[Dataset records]

______________________________

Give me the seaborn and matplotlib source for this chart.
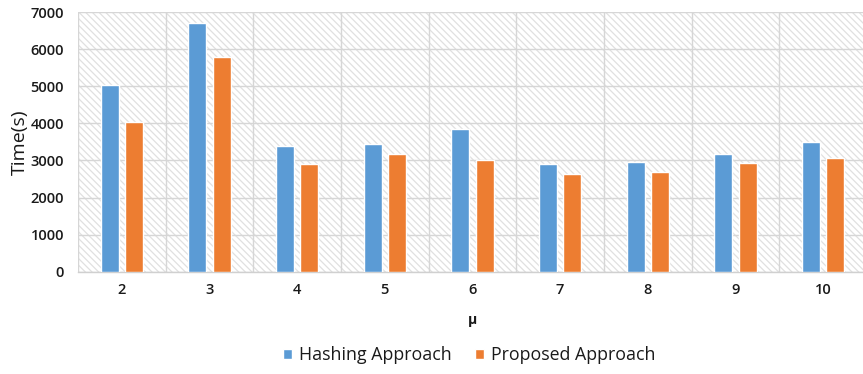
import matplotlib
matplotlib.use("Agg")
import matplotlib.pyplot as plt
import seaborn as sns
import pandas as pd

# Values per μ setting
mu_values = ["2", "3", "4", "5", "6", "7", "8", "9", "10"]
hashing_time = [5030, 6700, 3400, 3430, 3850, 2900, 2960, 3160, 3500]
proposed_time = [4040, 5780, 2900, 3160, 3000, 2620, 2690, 2930, 3060]
series_names = ["Hashing Approach", "Proposed Approach"]
y_ticks = [0, 1000, 2000, 3000, 4000, 5000, 6000, 7000]

df = pd.DataFrame({
    "mu": mu_values * 2,
    "time": hashing_time + proposed_time,
    "series": [series_names[0]] * len(mu_values) + [series_names[1]] * len(mu_values),
})

sns.set_theme(style="white")
plt.rcParams["font.family"] = ["Open Sans", "DejaVu Sans"]
plt.rcParams["hatch.color"] = "#e0e0e0"
plt.rcParams["hatch.linewidth"] = 0.9

fig = plt.figure(figsize=(8.63, 3.74), dpi=100)
ax = fig.add_axes([78 / 863, 1 - 271.7 / 374, 789 / 863, 259.7 / 374])

# hatched plot background
ax.patch.set_facecolor("white")
ax.patch.set_hatch("\\\\\\\\\\")
ax.patch.set_edgecolor("#e0e0e0")

palette = {series_names[0]: "#5B9BD5", series_names[1]: "#ED7D31"}
sns.barplot(data=df, x="mu", y="time", hue="series", order=mu_values,
            hue_order=series_names, palette=palette, width=0.552, gap=0.257,
            saturation=1, ax=ax, legend=True, zorder=3)

ax.set_ylim(0, 7000)
ax.set_xlim(-0.5, len(mu_values) - 0.5)
ax.set_yticks(y_ticks)
ax.set_yticklabels([str(t) for t in y_ticks])

# light grid at category boundaries and y ticks
for b in range(len(mu_values) + 1):
    ax.axvline(b - 0.5, color="#d6d6d6", lw=1.0, zorder=1)
for t in y_ticks:
    ax.axhline(t, color="#d6d6d6", lw=1.0, zorder=1)

for s in ["top", "right", "left"]:
    ax.spines[s].set_visible(False)
ax.spines["bottom"].set_color("#d0d0d0")
ax.spines["bottom"].set_linewidth(1.0)

ax.tick_params(axis="both", length=0, labelsize=10.5, colors="#1a1a1a")
ax.tick_params(axis="x", pad=8)
ax.tick_params(axis="y", pad=10)
for lbl in ax.get_xticklabels() + ax.get_yticklabels():
    lbl.set_fontweight("semibold")

ax.set_ylabel("Time(s)", fontsize=14, color="#1a1a1a", labelpad=1)
ax.set_xlabel("μ", fontsize=10, fontweight="bold", color="#1a1a1a", labelpad=12)

handles, labels = ax.get_legend_handles_labels()
ax.legend(handles, labels, loc="center", bbox_to_anchor=(469 / 863, 19 / 374),
          bbox_transform=fig.transFigure, ncol=2, frameon=False,
          fontsize=12.8, handlelength=0.5, handleheight=0.5, handletextpad=0.4,
          columnspacing=1.3, labelcolor="#1a1a1a")

fig.savefig("out.png", dpi=100)
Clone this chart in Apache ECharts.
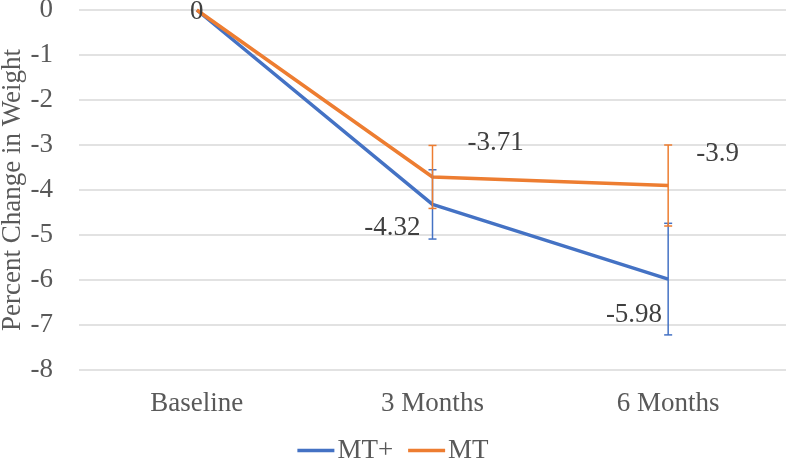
<!DOCTYPE html>
<html>
<head>
<meta charset="utf-8">
<script src="https://cdn.jsdelivr.net/npm/echarts@6/dist/echarts.min.js"></script>
<style>
html,body{margin:0;padding:0;background:#fff;}
#chart{width:786px;height:458px;}
</style>
</head>
<body>
<div id="chart"></div>
<script>
const categories = ['Baseline', '3 Months', '6 Months'];
const mtPlus = [0, -4.32, -5.98];
const mt = [0, -3.71, -3.9];
const mtPlusErr = [null, 0.77, 1.24];
const mtErr = [null, 0.70, 0.90];
const seriesNames = ['MT+', 'MT'];

const BLUE = '#4472C4';
const ORANGE = '#ED7D31';
const FONT = '"Liberation Serif", "Times New Roman", serif';
const TXT = '#595959';
const LBL = '#404040';

const mtPlusLabels = [
  { show: false },
  { show: true, position: 'left', distance: 12, offset: [0, 24] },
  { show: true, position: 'left', distance: 6, offset: [0, 36] }
];
const mtLabels = [
  { show: true, position: 'inside', offset: [0, 2] },
  { show: true, position: 'right', distance: 35, offset: [0, -34] },
  { show: true, position: 'right', distance: 28, offset: [0, -32] }
];

function lineData(vals, labels) {
  return vals.map((v, i) => ({ value: v, label: labels[i] }));
}
function errData(vals, errs) {
  const out = [];
  vals.forEach((v, i) => { if (errs[i] != null) out.push([i, v - errs[i], v + errs[i]]); });
  return out;
}
function errSeries(vals, errs, color) {
  return {
    type: 'custom',
    data: errData(vals, errs),
    z: 5,
    silent: true,
    renderItem: function (params, api) {
      const x = api.value(0);
      const lo = api.coord([x, api.value(1)]);
      const hi = api.coord([x, api.value(2)]);
      const hw = 4;
      const style = { stroke: color, lineWidth: 1.5 };
      return {
        type: 'group',
        children: [
          { type: 'line', shape: { x1: lo[0], y1: lo[1], x2: hi[0], y2: hi[1] }, style: style },
          { type: 'line', shape: { x1: lo[0] - hw, y1: lo[1], x2: lo[0] + hw, y2: lo[1] }, style: style },
          { type: 'line', shape: { x1: hi[0] - hw, y1: hi[1], x2: hi[0] + hw, y2: hi[1] }, style: style }
        ]
      };
    }
  };
}

const chart = echarts.init(document.getElementById('chart'), null, { renderer: 'canvas' });
chart.setOption({
  animation: false,
  textStyle: { fontFamily: FONT },
  grid: { left: 79, right: 0, top: 10, bottom: 88, containLabel: false, outerBoundsMode: 'none' },
  legend: {
    bottom: -11,
    left: 'center',
    itemWidth: 37,
    itemHeight: 27,
    itemGap: 15,
    textStyle: { fontFamily: FONT, fontSize: 27, color: TXT, padding: [0, 0, 0, -2] },
    data: [
      { name: seriesNames[0], icon: 'path://M0,12.5 L37,12.5 L37,16 L0,16 Z', itemStyle: { color: BLUE } },
      { name: seriesNames[1], icon: 'path://M0,12.5 L37,12.5 L37,16 L0,16 Z', itemStyle: { color: ORANGE } }
    ]
  },
  xAxis: {
    type: 'category',
    data: categories,
    boundaryGap: true,
    axisLine: { show: false },
    axisTick: { show: false },
    axisLabel: { fontFamily: FONT, fontSize: 27, color: TXT, margin: 20 }
  },
  yAxis: {
    type: 'value',
    min: -8,
    max: 0,
    interval: 1,
    name: 'Percent Change in Weight',
    nameLocation: 'middle',
    nameGap: 53,
    nameMoveOverlap: false,
    nameTextStyle: { fontFamily: FONT, fontSize: 27, color: TXT },
    axisLine: { show: false },
    axisTick: { show: false },
    axisLabel: { fontFamily: FONT, fontSize: 27, color: TXT, margin: 26 },
    splitLine: { lineStyle: { color: '#d9d9d9', width: 1.5 } }
  },
  series: [
    {
      name: seriesNames[0],
      type: 'line',
      data: lineData(mtPlus, mtPlusLabels),
      symbol: 'circle',
      symbolSize: 0.1,
      z: 3,
      lineStyle: { color: BLUE, width: 3.5 },
      itemStyle: { color: BLUE },
      label: { fontFamily: FONT, fontSize: 27, color: LBL },
      emphasis: { disabled: true }
    },
    {
      name: seriesNames[1],
      type: 'line',
      data: lineData(mt, mtLabels),
      symbol: 'circle',
      symbolSize: 0.1,
      z: 4,
      lineStyle: { color: ORANGE, width: 3.5 },
      itemStyle: { color: ORANGE },
      label: { fontFamily: FONT, fontSize: 27, color: LBL },
      emphasis: { disabled: true }
    },
    errSeries(mtPlus, mtPlusErr, BLUE),
    errSeries(mt, mtErr, ORANGE)
  ]
});
</script>
</body>
</html>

______________________________

Scan the records above and report how many lines include the word "matplotlib", without any other text.

4